В этих историях любви реальное и вымышленное странным образом перемешаны, кстати, как в жизни, так и в вымысле, и все это любовное прошлое, похоже, малоубедительно. Когда он говорит об этом в первых письмах Максу Броду, он делает это с безразличием, которое звучит неестественно: «На следующий день, — пишет он, например, — одна девушка переоделась в белое платье, потом влюбилась в меня. Она была очень несчастна, и мне не удалось ее утешить, настолько эти вещи сложны» (этот же эпизод вновь упоминается в «Описании одной борьбы»). Письмо Максу Броду продолжает: «Потом была неделя, которая рассеялась в пустоте, или две, или еще больше, Потом я влюбился в одну женщину. Потом однажды в ресторане были танцы, а я туда не пошел. Потом я был меланхоличен и очень глуп, до такой степени, что готов был спотыкаться на грунтовых дорогах». Можно сказать, что туманная завеса намеренно скрывает в полуфантастике определенную зону, на которую не осмеливаются смотреть открыто.
Тем временем Кафка все же пережил свой первый чувственный опыт с женщиной. Семнадцать лет спустя он подробно рассказывает об этом Милене после их встречи в Вене, стараясь объяснить ей, как в нем уживаются strach и touha, страх и тоска. Дело происходит в 1903 году, через четыре года после его злополучной беседы с отцом о проблемах секса. Ему двадцать лет, и он занят подготовкой к своему первому экзамену по праву. Он замечает на тротуаре напротив продавщицу из магазина готового платья. Они подают друг другу знаки, и однажды вечером он следует за ней в гостиницу «Кляйнзайте». Уже перед самым входом он охвачен страхом: «Все было очаровательно, возбуждающе и омерзительно»; то же самое ощущение он продолжает испытывать и в гостинице: «Когда мы под утро возвращались домой по Карловому мосту, я, конечно, был счастлив, но счастье это состояло лишь в том, что моя вечно скулящая плоть наконец-то обрела покой, а самое большое счастье было в том, что все не оказалось еще более омерзительным, еще более грязным». Он встречает во второй раз молоденькую продавщицу, и все происходит, как и в первый раз.
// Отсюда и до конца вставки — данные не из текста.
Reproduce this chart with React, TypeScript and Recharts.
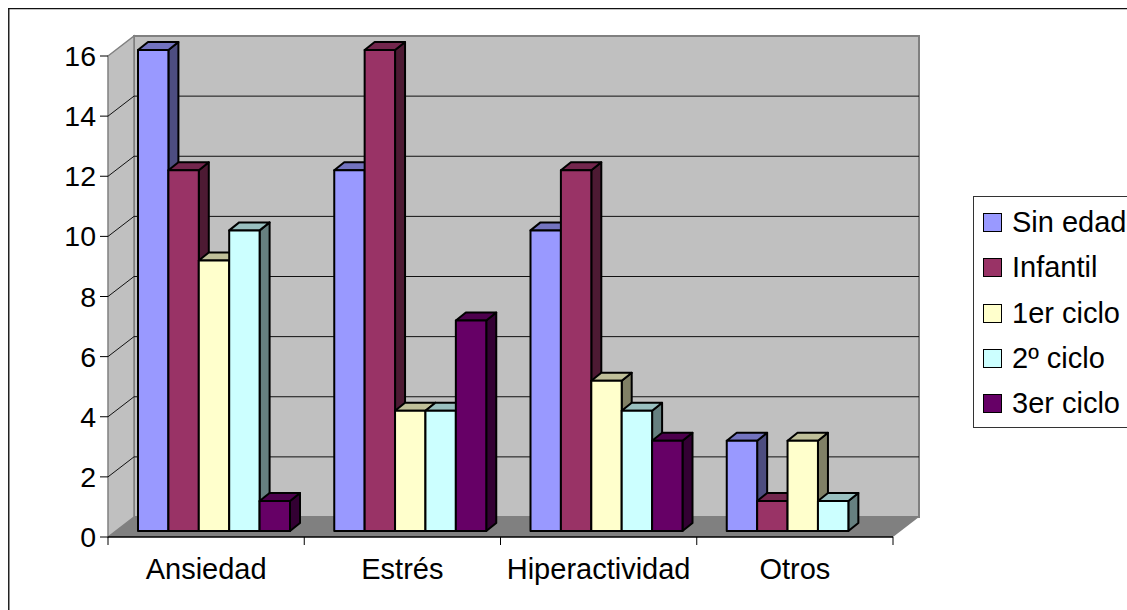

Но затем (здесь надо проследить этот главный опыт во всех его подробностях, который так мало писателей передали столь тщательно и с подобной искренностью) он уезжает на каникулы, встречает других девушек, и с этого момента он не может больше видеть эту маленькую продавщицу, хотя хорошо знает, что она наивна и добра, он смотрит на нее как на своего врага. «Не хочу сказать, что единственной причиной наверняка не было то, что в гостинице моя подружка совершенно невинно позволила себе одну маленькую мерзость (об этом и говорить не стоит) да еще сказала одну пустячную сальность (и об этом тоже говорить не стоит), но в память это врезалось, я сразу понял, что никогда не смогу этого забыть, и понял также (или вообразил себе), что эта мерзость или сальность если не обязательно внешне, то уже внутренне очень обязательно связаны со всем происшедшим». Он знает, что в гостиницу его привлекли именно эти «ужасы», именно этого он хотел и в то же время ненавидел. Много времени спустя он снова испытывает неукротимое желание, «желание маленькой, совершенно определенной мерзости, чего-то слегка пакостного, постыдного, грязного, и даже в том лучшем, что мне доставалось на долю, сохранялась частичка этого, некий дурной душок, толика серы, толика ада. В этой тяге есть что-то от Вечного Жида, бессмысленно влекомого по бессмысленно грязному миру».
Даже напыщенность языка подчеркивает характер запрета, который нависает отныне для него над всем, что касается секса. Заноза вонзилась в плоть. На некоторое время — в 1903, в 1904 гг. — рана остается терпимой; она еще позволяла любовные интрижки юности. Но боль будет усиливаться с каждым годом, мало-помалу она парализует всю его жизнь.
В конце «Описания одной борьбы» один из персонажей рассказа погружает себе в руку лезвие небольшого перочинного ножа. Некоторые комментаторы интерпретировали эту сцену как символическое самоубийство. Но психоаналитики, несомненно, более охотно усмотрят в ней образ кастрации.